Le reste de ce premier volume continue de plonger le lecteur dans une ambiance qui n’est pas sans rappeler la scène finale du Tombeau des Lucioles. Les occupants doivent gérer des milliers de sans abris, nourrir une population choquée par le guerre et la défaite et s’occuper de plus de 2 millions de soldats japonais désormais inutiles. Et sur ce point le récit choisit un héros atypique, un soldat, héros de guerre, mais sans médailles. Sans dévoiler les raisons, les amateurs de cinéma auront perçu la référence au film Under the Flag of th the rising sun, brûlot anti-militariste fustigeant le fanatisme des officiers.
Un habile mélange de fiction et d’Histoire
The Far east Incident, comme les précédentes fictions historiques chroniquées sur notre site (Bomber boy, Manchuria Opium Squad) plonge avec délice dans l’imaginaire fictionnel. Ce sont les travaux des scientifiques, des médecins de l’Unité 731 qui vont ici inspirer l’émergence des variants. Dotés d’une résistance hors du commun, ils sont l’ultime arme d’officiers fanatiques prêts à tout pour restaurer l’ordre impérial. Ce volume nous présente ces cobayes, 1000 en tout, tapis dans tout le Japon et attisant la convoitise de différents groupes. A l’image d’un Wolverine, le récit garde encore tout le mystère sur leur création et sur leur motivation. Ne sont-ils que des outils ou ont-ils conservé un once d’humanité ?
Ce qui rend ce récit captivant, c’est la solidité de l’arrière plan historique. Les créateurs évoquent pêle-mêle le général MacActhur, le ministre Tojo et pointent l’ambiguïté de l’empereur Hiro-Hito. Ils vont aussi rappeler le sort de la Mandchourie, province chinoise conquise par les Japonais et théâtre de nombreuses exactions (trafic d’opium et expériences de l’unité 731). Ils s’appuient aussi sur des événements longtemps restés méconnus : l’impunité des membres de l’unité 731 après guerre en échange de leurs travaux, l’incident de Kyujo qui vit, dans la nuit du 14 au 15 août, des officiers fanatiques tenter un coup d’état pour empêcher la capitulation. Ces références nourrissent le récit et en décuplent la force.
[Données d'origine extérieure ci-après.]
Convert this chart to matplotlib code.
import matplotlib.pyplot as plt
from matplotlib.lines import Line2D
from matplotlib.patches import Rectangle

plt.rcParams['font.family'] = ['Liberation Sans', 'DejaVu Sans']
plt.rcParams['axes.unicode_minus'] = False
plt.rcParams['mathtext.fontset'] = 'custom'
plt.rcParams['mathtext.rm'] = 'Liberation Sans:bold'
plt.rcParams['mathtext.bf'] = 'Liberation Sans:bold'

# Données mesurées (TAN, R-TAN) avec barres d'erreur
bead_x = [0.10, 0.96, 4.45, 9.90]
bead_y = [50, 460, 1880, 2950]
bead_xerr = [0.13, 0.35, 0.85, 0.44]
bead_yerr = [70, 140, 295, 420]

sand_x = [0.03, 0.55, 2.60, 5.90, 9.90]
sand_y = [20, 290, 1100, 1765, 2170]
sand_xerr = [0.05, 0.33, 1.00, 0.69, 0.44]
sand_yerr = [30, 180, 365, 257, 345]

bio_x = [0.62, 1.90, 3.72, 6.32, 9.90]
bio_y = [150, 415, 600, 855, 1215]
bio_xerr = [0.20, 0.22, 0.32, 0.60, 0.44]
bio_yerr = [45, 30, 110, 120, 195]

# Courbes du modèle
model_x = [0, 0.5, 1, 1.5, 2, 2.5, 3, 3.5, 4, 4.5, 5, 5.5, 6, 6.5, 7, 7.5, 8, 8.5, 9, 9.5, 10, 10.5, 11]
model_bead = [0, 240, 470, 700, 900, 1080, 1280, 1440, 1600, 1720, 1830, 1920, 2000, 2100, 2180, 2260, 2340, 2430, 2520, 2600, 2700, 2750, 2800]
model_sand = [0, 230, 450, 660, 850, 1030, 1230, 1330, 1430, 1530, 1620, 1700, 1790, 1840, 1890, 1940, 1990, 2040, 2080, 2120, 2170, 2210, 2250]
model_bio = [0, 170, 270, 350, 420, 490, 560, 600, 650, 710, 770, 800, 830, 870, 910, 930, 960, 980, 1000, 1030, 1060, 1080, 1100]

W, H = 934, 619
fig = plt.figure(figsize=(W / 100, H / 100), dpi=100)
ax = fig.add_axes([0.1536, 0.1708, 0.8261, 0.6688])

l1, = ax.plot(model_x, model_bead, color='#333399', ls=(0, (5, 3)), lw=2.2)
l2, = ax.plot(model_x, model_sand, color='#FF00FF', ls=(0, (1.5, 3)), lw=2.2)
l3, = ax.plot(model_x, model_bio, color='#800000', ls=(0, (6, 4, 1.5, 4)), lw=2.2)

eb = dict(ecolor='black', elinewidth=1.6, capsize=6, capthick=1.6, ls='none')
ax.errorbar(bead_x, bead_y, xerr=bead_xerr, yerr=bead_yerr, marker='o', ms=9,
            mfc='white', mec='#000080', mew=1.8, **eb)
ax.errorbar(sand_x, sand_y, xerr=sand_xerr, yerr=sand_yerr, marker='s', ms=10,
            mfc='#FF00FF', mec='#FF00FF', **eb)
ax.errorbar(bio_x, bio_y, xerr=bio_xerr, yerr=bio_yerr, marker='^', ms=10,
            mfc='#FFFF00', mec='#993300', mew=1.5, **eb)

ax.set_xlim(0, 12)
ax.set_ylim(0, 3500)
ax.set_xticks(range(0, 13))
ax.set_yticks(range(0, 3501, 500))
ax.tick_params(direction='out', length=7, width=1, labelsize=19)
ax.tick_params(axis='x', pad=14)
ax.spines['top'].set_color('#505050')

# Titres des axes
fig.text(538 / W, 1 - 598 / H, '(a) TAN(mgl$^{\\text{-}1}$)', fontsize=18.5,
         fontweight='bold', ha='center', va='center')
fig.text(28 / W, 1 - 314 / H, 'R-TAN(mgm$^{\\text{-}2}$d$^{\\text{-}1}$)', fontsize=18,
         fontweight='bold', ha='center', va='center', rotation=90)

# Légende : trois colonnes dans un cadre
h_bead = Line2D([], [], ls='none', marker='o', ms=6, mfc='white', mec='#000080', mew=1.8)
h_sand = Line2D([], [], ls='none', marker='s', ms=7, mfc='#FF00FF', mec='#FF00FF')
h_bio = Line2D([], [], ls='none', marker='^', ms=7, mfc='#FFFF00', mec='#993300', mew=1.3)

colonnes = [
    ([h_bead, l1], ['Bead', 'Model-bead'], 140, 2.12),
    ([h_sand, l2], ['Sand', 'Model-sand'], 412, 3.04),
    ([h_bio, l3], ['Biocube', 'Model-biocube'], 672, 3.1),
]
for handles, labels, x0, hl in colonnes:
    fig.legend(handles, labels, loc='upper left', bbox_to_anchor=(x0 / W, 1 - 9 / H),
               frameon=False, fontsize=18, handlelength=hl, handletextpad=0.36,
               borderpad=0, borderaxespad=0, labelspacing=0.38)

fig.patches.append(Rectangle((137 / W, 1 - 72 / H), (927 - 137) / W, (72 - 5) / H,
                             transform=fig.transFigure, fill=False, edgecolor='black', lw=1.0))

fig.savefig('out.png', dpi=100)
The Far East Incident : action et réflexion
Il ne faut pas se méprendre sur le sens premier de ce manga. The Far East Incident se présente comme un récit d’action mêlant espionnage, pouvoirs et combats. Ce volume remplit parfaitement cette mission en proposant de l’action débridée où des hommes et femmes augmentés s’affrontent à mort. Le dessin superbe est servi par une mise en page très inspirée. Il contribue à créer une ambiance « de l’entre deux » où l’on navigue entre l’esprit shonen (voir la superbe couverture) et l’esprit seinen (dans la description d’un Japon ravagé). Dans tous les cas, le récit se dévore d’une traite.
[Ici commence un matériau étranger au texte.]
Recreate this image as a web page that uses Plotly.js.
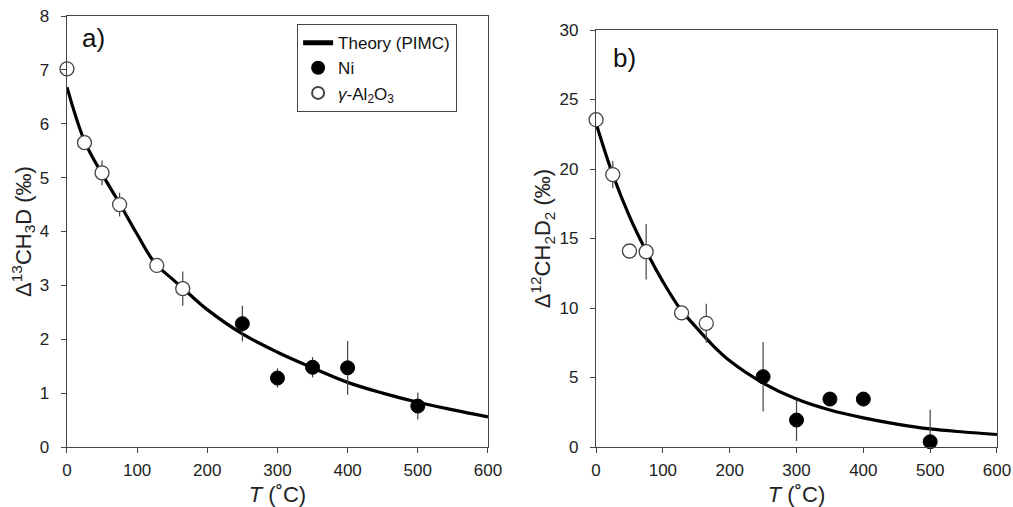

Ce dynamisme n’empêche pas les auteurs de glisser subtilement une réflexion sur le sens de la reconstruction d’un pays après-guerre. Qui doit-on juger, pardonner, réintégrer ? Collaborer avec l’occupant est-il synonyme de trahison ? En réalité, les personnages, quelque soit leur camp, sont pour l’instant tous ambivalents. A l’exception néanmoins de l’ex soldat qui a payé au prix fort la rhétorique guerrière de son pays et doit, dans une scène digne du Tombeau des lucioles, apprendre à vivre avec le deuil de sa famille. Le récit se permet également un traitement non caricatural des Américains confrontés, eux-aussi, à une mission complexe : aider un pays à se reconstruire sans l’humilier, pardonner à ses anciens ennemis. Une phrase souligne ce traitement très subtil des occupants « nous ne sommes pas là pour piller ».
Les éditions Vega-Dupuis poursuivent leur exploration de la richesse du manga en proposant une excellente série utilisant le divertissement et l’action pour interroger un moment charnière de l’histoire du Japon tout en questionnant les notions de justice et de responsabilité.